[Begin]

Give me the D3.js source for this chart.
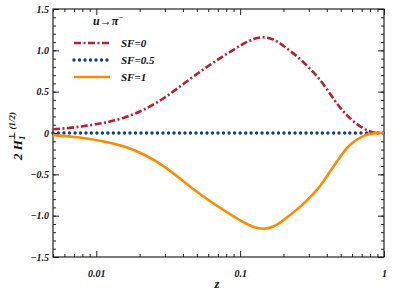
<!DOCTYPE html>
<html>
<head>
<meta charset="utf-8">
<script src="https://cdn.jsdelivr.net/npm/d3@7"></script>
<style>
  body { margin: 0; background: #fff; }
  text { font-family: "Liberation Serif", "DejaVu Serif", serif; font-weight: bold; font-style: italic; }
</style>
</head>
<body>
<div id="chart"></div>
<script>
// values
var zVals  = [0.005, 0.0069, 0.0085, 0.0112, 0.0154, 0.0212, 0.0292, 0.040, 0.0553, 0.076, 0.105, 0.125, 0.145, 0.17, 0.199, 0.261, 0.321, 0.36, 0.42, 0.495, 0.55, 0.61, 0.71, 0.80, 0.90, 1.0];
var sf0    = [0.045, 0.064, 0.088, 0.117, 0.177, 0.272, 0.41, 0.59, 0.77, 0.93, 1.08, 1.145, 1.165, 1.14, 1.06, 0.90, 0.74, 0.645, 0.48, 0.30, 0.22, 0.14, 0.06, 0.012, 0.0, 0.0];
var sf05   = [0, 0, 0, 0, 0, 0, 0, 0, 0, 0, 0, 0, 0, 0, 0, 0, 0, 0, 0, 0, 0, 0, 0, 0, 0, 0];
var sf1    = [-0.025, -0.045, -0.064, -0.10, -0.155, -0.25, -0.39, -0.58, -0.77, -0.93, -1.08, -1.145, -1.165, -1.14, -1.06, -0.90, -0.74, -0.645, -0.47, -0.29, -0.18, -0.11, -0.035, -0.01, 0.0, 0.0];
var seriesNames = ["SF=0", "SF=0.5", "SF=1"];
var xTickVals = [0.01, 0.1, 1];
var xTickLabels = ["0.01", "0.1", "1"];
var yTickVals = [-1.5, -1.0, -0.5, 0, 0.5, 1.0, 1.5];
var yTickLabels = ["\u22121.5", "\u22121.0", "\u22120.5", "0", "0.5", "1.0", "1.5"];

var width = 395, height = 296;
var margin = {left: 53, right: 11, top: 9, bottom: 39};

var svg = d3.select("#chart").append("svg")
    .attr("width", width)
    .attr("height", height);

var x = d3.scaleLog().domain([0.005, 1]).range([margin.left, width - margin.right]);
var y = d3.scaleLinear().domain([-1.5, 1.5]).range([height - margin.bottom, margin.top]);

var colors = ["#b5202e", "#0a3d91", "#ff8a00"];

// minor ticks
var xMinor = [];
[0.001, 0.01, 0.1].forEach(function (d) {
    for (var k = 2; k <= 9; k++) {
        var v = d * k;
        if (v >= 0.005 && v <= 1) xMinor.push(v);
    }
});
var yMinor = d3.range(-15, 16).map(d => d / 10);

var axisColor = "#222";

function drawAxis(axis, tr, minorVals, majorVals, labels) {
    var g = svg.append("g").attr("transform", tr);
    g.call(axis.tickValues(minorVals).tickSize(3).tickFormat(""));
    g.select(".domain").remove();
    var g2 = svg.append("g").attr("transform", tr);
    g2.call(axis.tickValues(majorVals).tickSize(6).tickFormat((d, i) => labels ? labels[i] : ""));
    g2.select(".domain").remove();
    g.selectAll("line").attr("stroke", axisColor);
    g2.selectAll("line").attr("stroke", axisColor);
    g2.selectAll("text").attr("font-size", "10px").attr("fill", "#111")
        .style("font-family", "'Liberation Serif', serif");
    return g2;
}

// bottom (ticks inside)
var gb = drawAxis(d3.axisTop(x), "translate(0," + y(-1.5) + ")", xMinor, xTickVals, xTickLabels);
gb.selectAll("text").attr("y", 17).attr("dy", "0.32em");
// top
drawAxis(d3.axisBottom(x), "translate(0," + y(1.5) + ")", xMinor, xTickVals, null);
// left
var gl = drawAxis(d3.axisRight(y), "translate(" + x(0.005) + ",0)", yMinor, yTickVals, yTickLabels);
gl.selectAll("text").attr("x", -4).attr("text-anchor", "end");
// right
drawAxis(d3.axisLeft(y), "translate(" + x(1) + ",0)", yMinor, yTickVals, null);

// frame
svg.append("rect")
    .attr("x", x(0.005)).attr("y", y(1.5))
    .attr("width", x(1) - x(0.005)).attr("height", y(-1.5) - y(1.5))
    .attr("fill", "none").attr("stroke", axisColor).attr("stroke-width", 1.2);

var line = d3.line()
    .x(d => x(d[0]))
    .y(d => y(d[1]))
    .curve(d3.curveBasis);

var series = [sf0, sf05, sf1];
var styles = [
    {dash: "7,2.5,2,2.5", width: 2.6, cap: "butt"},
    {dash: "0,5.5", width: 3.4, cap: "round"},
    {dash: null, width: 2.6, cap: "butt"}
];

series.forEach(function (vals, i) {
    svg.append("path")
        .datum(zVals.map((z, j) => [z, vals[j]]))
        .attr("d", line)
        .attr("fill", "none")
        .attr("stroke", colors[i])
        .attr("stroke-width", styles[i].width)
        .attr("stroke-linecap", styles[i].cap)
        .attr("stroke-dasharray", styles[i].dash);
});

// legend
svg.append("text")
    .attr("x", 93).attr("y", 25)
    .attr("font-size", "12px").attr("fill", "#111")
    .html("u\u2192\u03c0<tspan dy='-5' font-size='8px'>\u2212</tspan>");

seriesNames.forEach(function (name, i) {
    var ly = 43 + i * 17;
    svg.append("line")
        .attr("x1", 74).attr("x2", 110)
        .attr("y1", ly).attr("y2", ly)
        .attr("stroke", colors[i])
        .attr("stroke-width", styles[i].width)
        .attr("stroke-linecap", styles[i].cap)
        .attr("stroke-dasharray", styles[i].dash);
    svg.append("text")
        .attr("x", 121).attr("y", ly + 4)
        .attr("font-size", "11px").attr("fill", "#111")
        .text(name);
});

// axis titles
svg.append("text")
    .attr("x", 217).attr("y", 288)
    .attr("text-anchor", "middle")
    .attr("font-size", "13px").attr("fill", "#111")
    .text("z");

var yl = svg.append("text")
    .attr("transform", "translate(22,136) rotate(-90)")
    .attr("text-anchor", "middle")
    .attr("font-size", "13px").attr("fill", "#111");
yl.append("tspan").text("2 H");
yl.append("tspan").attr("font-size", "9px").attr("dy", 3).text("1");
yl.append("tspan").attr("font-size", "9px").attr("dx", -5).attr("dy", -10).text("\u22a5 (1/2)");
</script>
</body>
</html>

[End]

- **WHAT YOU NEED TO DO**
Transcribe the whole listing, character for character, but not its images.

- **EXERCISE SOLUTION**
Give me the D3.js source for this chart.
<!DOCTYPE html>
<html>
<head>
<meta charset="utf-8">
<script src="https://cdn.jsdelivr.net/npm/d3@7"></script>
<style>
  body { margin: 0; background: #fff; }
  text { font-family: "Liberation Serif", "DejaVu Serif", serif; font-weight: bold; font-style: italic; }
</style>
</head>
<body>
<div id="chart"></div>
<script>
// values
var zVals  = [0.005, 0.0069, 0.0085, 0.0112, 0.0154, 0.0212, 0.0292, 0.040, 0.0553, 0.076, 0.105, 0.125, 0.145, 0.17, 0.199, 0.261, 0.321, 0.36, 0.42, 0.495, 0.55, 0.61, 0.71, 0.80, 0.90, 1.0];
var sf0    = [0.045, 0.064, 0.088, 0.117, 0.177, 0.272, 0.41, 0.59, 0.77, 0.93, 1.08, 1.145, 1.165, 1.14, 1.06, 0.90, 0.74, 0.645, 0.48, 0.30, 0.22, 0.14, 0.06, 0.012, 0.0, 0.0];
var sf05   = [0, 0, 0, 0, 0, 0, 0, 0, 0, 0, 0, 0, 0, 0, 0, 0, 0, 0, 0, 0, 0, 0, 0, 0, 0, 0];
var sf1    = [-0.025, -0.045, -0.064, -0.10, -0.155, -0.25, -0.39, -0.58, -0.77, -0.93, -1.08, -1.145, -1.165, -1.14, -1.06, -0.90, -0.74, -0.645, -0.47, -0.29, -0.18, -0.11, -0.035, -0.01, 0.0, 0.0];
var seriesNames = ["SF=0", "SF=0.5", "SF=1"];
var xTickVals = [0.01, 0.1, 1];
var xTickLabels = ["0.01", "0.1", "1"];
var yTickVals = [-1.5, -1.0, -0.5, 0, 0.5, 1.0, 1.5];
var yTickLabels = ["\u22121.5", "\u22121.0", "\u22120.5", "0", "0.5", "1.0", "1.5"];

var width = 395, height = 296;
var margin = {left: 53, right: 11, top: 9, bottom: 39};

var svg = d3.select("#chart").append("svg")
    .attr("width", width)
    .attr("height", height);

var x = d3.scaleLog().domain([0.005, 1]).range([margin.left, width - margin.right]);
var y = d3.scaleLinear().domain([-1.5, 1.5]).range([height - margin.bottom, margin.top]);

var colors = ["#b5202e", "#0a3d91", "#ff8a00"];

// minor ticks
var xMinor = [];
[0.001, 0.01, 0.1].forEach(function (d) {
    for (var k = 2; k <= 9; k++) {
        var v = d * k;
        if (v >= 0.005 && v <= 1) xMinor.push(v);
    }
});
var yMinor = d3.range(-15, 16).map(d => d / 10);

var axisColor = "#222";

function drawAxis(axis, tr, minorVals, majorVals, labels) {
    var g = svg.append("g").attr("transform", tr);
    g.call(axis.tickValues(minorVals).tickSize(3).tickFormat(""));
    g.select(".domain").remove();
    var g2 = svg.append("g").attr("transform", tr);
    g2.call(axis.tickValues(majorVals).tickSize(6).tickFormat((d, i) => labels ? labels[i] : ""));
    g2.select(".domain").remove();
    g.selectAll("line").attr("stroke", axisColor);
    g2.selectAll("line").attr("stroke", axisColor);
    g2.selectAll("text").attr("font-size", "10px").attr("fill", "#111")
        .style("font-family", "'Liberation Serif', serif");
    return g2;
}

// bottom (ticks inside)
var gb = drawAxis(d3.axisTop(x), "translate(0," + y(-1.5) + ")", xMinor, xTickVals, xTickLabels);
gb.selectAll("text").attr("y", 17).attr("dy", "0.32em");
// top
drawAxis(d3.axisBottom(x), "translate(0," + y(1.5) + ")", xMinor, xTickVals, null);
// left
var gl = drawAxis(d3.axisRight(y), "translate(" + x(0.005) + ",0)", yMinor, yTickVals, yTickLabels);
gl.selectAll("text").attr("x", -4).attr("text-anchor", "end");
// right
drawAxis(d3.axisLeft(y), "translate(" + x(1) + ",0)", yMinor, yTickVals, null);

// frame
svg.append("rect")
    .attr("x", x(0.005)).attr("y", y(1.5))
    .attr("width", x(1) - x(0.005)).attr("height", y(-1.5) - y(1.5))
    .attr("fill", "none").attr("stroke", axisColor).attr("stroke-width", 1.2);

var line = d3.line()
    .x(d => x(d[0]))
    .y(d => y(d[1]))
    .curve(d3.curveBasis);

var series = [sf0, sf05, sf1];
var styles = [
    {dash: "7,2.5,2,2.5", width: 2.6, cap: "butt"},
    {dash: "0,5.5", width: 3.4, cap: "round"},
    {dash: null, width: 2.6, cap: "butt"}
];

series.forEach(function (vals, i) {
    svg.append("path")
        .datum(zVals.map((z, j) => [z, vals[j]]))
        .attr("d", line)
        .attr("fill", "none")
        .attr("stroke", colors[i])
        .attr("stroke-width", styles[i].width)
        .attr("stroke-linecap", styles[i].cap)
        .attr("stroke-dasharray", styles[i].dash);
});

// legend
svg.append("text")
    .attr("x", 93).attr("y", 25)
    .attr("font-size", "12px").attr("fill", "#111")
    .html("u\u2192\u03c0<tspan dy='-5' font-size='8px'>\u2212</tspan>");

seriesNames.forEach(function (name, i) {
    var ly = 43 + i * 17;
    svg.append("line")
        .attr("x1", 74).attr("x2", 110)
        .attr("y1", ly).attr("y2", ly)
        .attr("stroke", colors[i])
        .attr("stroke-width", styles[i].width)
        .attr("stroke-linecap", styles[i].cap)
        .attr("stroke-dasharray", styles[i].dash);
    svg.append("text")
        .attr("x", 121).attr("y", ly + 4)
        .attr("font-size", "11px").attr("fill", "#111")
        .text(name);
});

// axis titles
svg.append("text")
    .attr("x", 217).attr("y", 288)
    .attr("text-anchor", "middle")
    .attr("font-size", "13px").attr("fill", "#111")
    .text("z");

var yl = svg.append("text")
    .attr("transform", "translate(22,136) rotate(-90)")
    .attr("text-anchor", "middle")
    .attr("font-size", "13px").attr("fill", "#111");
yl.append("tspan").text("2 H");
yl.append("tspan").attr("font-size", "9px").attr("dy", 3).text("1");
yl.append("tspan").attr("font-size", "9px").attr("dx", -5).attr("dy", -10).text("\u22a5 (1/2)");
</script>
</body>
</html>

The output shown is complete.